Bronze has long held a place in human history, marking an entire era due to its superior qualities for tools and weapons compared to pure copper. This metal alloy was instrumental in creating ancient artifacts, from intricate statues to functional items used in daily life. However, the classification of bronze often causes confusion when placed alongside fundamental chemistry concepts, prompting questions about whether it is an element, a compound, a mixture, or specifically, a solution. Understanding the nature of materials like bronze requires a look into the ways substances combine. This analysis will clarify the scientific classification of bronze, answering whether this historically significant material fits the definition of a solution.
Understanding Solutions and Alloys
A mixture involves combining two or more substances without any chemical bonding, meaning the components retain their individual properties.
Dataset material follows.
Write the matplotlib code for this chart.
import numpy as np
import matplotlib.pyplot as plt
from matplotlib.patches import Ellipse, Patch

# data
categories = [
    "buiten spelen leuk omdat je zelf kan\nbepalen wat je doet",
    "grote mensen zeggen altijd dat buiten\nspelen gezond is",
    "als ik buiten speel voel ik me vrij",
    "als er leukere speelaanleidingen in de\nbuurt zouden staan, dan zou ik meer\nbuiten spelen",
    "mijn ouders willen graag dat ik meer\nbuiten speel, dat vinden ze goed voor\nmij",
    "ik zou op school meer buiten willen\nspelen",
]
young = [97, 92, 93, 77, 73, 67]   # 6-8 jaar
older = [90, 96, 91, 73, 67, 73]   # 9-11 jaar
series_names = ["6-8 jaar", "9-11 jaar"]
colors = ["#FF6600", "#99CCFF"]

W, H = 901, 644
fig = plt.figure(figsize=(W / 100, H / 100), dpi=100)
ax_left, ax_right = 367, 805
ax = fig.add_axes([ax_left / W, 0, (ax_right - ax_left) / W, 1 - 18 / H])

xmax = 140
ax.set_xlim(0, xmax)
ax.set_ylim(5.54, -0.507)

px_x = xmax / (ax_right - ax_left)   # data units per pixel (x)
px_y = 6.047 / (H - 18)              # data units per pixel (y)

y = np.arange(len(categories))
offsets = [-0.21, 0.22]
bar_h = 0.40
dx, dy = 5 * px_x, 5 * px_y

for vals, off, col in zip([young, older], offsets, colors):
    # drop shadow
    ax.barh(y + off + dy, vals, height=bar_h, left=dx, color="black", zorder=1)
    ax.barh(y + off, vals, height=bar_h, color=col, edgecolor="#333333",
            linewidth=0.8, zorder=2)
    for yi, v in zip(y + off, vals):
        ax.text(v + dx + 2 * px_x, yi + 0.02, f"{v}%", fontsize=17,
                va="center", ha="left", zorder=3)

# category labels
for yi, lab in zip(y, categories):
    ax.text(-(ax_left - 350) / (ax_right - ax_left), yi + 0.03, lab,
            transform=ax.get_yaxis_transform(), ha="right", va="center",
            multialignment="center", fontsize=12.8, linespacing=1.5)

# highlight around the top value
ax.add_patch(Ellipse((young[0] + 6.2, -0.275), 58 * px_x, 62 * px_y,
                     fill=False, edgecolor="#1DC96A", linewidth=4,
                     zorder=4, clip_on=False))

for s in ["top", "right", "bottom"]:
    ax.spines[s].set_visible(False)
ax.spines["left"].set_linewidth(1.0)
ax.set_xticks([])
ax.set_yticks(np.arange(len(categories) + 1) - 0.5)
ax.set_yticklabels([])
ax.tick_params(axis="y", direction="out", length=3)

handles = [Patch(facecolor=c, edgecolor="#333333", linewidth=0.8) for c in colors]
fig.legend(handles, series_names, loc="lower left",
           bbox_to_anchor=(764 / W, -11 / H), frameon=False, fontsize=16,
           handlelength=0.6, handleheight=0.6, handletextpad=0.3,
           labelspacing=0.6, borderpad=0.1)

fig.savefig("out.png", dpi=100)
These mixtures are broadly categorized based on how uniformly the components are distributed throughout the material. A heterogeneous mixture features components that are visibly distinct and unevenly distributed, such as oil and water.
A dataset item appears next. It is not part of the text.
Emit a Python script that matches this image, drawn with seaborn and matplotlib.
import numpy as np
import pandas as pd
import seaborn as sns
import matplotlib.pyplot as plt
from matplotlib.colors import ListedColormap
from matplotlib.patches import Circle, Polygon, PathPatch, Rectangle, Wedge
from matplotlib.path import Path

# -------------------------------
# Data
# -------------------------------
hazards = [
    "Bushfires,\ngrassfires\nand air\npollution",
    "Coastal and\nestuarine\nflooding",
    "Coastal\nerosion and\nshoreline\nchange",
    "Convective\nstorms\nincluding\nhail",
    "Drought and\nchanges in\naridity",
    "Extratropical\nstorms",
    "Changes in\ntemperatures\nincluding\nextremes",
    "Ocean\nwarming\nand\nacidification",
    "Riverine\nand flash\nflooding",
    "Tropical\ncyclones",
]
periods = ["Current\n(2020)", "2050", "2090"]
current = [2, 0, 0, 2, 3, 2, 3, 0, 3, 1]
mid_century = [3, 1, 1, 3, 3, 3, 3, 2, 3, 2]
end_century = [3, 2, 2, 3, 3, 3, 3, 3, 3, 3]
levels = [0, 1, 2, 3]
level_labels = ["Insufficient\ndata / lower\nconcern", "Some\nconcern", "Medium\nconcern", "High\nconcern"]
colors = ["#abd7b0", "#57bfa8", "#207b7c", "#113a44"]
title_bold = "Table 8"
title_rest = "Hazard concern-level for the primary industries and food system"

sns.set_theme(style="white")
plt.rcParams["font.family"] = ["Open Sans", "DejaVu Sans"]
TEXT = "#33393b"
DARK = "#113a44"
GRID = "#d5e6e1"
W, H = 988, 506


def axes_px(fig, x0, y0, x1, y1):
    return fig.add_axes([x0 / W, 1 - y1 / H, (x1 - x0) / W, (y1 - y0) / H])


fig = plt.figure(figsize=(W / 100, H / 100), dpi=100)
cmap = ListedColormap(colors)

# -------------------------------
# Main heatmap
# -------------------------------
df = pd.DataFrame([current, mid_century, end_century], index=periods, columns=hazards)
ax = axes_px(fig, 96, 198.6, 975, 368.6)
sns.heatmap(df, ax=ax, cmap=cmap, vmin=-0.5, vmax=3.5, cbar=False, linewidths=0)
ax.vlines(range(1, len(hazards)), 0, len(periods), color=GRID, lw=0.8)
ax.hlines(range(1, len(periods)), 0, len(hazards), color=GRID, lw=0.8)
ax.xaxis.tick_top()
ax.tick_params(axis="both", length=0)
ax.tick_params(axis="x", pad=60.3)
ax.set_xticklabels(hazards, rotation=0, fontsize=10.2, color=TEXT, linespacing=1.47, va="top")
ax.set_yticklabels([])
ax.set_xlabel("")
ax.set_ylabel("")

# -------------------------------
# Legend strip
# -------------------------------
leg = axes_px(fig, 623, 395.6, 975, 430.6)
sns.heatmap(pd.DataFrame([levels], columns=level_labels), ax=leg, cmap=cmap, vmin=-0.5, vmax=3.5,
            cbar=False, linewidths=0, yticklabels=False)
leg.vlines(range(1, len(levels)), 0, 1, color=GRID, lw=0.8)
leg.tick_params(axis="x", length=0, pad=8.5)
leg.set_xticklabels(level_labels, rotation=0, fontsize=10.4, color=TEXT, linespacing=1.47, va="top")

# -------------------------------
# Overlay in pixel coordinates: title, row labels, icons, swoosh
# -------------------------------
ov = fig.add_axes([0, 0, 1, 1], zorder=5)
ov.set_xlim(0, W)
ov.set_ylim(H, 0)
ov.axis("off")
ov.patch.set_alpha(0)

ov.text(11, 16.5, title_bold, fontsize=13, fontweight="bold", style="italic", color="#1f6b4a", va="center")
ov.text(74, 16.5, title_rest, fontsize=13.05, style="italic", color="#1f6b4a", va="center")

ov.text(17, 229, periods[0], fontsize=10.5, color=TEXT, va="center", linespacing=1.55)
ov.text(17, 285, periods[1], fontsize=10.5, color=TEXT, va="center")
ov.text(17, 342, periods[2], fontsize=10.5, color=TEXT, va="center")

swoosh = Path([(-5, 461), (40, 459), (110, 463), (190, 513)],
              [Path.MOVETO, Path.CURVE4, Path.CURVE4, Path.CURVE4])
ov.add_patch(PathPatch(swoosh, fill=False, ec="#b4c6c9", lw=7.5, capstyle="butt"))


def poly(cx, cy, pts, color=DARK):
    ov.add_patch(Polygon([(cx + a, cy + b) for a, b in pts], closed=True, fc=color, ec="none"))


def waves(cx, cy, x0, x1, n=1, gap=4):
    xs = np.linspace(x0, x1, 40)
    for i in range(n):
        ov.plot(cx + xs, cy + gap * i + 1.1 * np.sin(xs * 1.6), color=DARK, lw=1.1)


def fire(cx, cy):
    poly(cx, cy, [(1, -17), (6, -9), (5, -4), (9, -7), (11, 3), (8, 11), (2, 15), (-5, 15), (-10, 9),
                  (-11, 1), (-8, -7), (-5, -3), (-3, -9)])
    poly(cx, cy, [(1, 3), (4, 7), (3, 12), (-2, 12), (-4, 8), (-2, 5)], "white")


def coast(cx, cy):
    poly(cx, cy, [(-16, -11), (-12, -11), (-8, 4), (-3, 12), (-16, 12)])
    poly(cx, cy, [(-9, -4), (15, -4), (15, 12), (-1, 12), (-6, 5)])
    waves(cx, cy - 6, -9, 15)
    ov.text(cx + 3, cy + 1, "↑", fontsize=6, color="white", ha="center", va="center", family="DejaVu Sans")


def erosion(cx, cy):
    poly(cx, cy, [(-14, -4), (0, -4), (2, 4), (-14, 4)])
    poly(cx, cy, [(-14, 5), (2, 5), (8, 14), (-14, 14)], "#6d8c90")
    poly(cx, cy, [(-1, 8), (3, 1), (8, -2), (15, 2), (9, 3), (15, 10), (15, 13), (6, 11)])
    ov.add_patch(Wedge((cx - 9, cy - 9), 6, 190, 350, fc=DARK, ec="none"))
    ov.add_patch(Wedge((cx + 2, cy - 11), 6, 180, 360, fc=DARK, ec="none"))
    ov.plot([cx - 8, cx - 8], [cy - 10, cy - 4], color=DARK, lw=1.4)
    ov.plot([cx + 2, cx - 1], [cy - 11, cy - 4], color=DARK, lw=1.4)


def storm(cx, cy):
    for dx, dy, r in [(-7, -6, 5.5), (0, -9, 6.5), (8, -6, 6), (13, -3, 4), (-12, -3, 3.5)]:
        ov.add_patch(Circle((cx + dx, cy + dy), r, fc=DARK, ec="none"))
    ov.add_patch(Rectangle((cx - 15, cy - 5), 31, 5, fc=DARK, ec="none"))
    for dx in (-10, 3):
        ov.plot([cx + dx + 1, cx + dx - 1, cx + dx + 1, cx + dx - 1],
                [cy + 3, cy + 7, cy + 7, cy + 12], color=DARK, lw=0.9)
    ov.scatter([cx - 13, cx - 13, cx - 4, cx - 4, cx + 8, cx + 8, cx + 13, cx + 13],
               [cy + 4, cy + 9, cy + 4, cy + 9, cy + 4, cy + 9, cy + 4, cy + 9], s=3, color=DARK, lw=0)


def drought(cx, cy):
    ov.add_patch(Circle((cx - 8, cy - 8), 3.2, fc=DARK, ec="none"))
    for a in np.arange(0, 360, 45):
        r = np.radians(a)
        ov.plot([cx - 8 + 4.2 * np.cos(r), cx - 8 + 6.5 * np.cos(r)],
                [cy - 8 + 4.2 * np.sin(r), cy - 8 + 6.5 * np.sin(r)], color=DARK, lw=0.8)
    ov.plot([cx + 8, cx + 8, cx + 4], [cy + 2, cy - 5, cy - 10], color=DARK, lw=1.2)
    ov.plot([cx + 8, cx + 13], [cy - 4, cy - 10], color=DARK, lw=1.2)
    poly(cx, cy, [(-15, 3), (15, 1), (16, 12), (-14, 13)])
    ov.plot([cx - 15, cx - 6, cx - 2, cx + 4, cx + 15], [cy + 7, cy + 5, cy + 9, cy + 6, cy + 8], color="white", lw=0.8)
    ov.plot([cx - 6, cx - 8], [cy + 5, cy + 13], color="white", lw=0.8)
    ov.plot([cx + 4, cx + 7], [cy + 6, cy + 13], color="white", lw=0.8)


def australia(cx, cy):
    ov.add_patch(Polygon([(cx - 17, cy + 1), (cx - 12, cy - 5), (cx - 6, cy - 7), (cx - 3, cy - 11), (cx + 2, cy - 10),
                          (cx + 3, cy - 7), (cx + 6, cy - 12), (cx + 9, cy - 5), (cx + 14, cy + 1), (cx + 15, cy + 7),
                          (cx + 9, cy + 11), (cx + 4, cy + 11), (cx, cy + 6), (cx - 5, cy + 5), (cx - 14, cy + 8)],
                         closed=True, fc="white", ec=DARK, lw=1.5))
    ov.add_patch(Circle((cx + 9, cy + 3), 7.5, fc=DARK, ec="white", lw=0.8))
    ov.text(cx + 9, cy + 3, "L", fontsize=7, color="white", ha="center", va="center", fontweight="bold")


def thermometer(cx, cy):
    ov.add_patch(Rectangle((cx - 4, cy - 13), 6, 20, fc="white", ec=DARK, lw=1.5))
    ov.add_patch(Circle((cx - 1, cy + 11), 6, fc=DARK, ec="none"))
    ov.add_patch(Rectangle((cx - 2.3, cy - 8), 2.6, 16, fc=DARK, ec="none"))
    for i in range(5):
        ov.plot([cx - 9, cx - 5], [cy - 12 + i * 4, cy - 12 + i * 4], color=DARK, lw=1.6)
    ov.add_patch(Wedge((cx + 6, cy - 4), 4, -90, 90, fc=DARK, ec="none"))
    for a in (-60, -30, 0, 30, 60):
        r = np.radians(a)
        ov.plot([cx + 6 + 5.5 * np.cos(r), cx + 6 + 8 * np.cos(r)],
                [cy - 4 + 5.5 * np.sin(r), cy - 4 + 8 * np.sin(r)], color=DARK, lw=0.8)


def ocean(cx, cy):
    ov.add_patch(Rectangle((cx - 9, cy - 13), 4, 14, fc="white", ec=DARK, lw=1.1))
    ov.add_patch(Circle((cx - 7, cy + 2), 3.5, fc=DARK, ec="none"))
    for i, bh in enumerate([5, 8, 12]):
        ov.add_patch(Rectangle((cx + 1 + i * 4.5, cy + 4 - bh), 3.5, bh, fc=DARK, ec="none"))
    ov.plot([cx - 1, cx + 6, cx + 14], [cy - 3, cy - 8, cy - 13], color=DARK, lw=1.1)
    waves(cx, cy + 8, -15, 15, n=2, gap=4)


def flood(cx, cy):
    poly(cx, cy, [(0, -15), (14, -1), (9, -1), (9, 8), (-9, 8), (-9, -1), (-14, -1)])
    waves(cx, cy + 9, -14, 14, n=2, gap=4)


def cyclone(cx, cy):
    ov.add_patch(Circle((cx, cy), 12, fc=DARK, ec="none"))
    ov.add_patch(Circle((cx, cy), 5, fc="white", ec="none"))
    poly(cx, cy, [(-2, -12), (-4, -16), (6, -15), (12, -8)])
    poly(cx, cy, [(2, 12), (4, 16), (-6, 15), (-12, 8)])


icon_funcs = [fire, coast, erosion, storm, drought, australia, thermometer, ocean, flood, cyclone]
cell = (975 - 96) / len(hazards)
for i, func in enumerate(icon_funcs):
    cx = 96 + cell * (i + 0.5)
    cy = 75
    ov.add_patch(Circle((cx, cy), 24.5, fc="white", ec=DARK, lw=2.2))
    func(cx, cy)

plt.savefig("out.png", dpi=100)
A homogeneous mixture, in contrast, shows a completely uniform composition at the molecular level, making it appear as a single substance. These homogeneous mixtures are scientifically defined as solutions, regardless of their physical state. A solution consists of a solute, the component present in the lesser amount, evenly dissolved into a solvent, the component in the greater amount.
Solutions can exist as liquids, gases (for example, air is a gaseous solution), or solids. An alloy is a specific type of solution where the solvent is a metal, formed by mixing two or more elements, at least one of which is metallic. These metal solutions are created to achieve properties that are superior to the individual metals alone.
How Bronze is Formed
Bronze is fundamentally an alloy created by combining the metal copper with tin, although other elements like zinc, aluminum, or phosphorus may be added to alter specific properties. Historically, bronze typically contains around 12% tin, with the remainder being copper, which serves as the solvent in the alloy. The creation process, known as bronze casting, begins by selecting high-purity copper and tin.
These constituent metals are heated until they melt, forming a molten liquid mixture. The liquid metals are then thoroughly stirred and homogenized to ensure an even distribution of the atoms. This mixing ensures that the tin atoms are uniformly dispersed among the more numerous copper atoms throughout the entire liquid.
The uniform liquid mixture is then poured into a mold and allowed to cool and solidify. Controlling the cooling process is important to prevent defects and ensure the final product has the desired internal structure. The resulting solid material maintains the uniform atomic distribution established during the molten phase.
Classifying Bronze
Bronze is formally classified as an alloy because it is a homogeneous mixture of metals. Since the components are thoroughly and uniformly mixed, with the tin atoms distributed evenly throughout the copper lattice, it fits the description of a homogeneous mixture. Because the final product is solid, bronze is more precisely categorized as a solid solution.
In this solid solution, copper acts as the solvent, and tin acts as the solute, with the tin atoms occupying positions within the crystalline structure of the copper. This uniform arrangement at the atomic level is what gives bronze its characteristic properties, which differ significantly from those of pure copper or pure tin.
This structure makes bronze much harder and stronger than pure copper, while also providing enhanced resistance to wear and corrosion. While the term “alloy” is the common and most appropriate designation for this type of material, its underlying structure confirms its identity as a solid solution.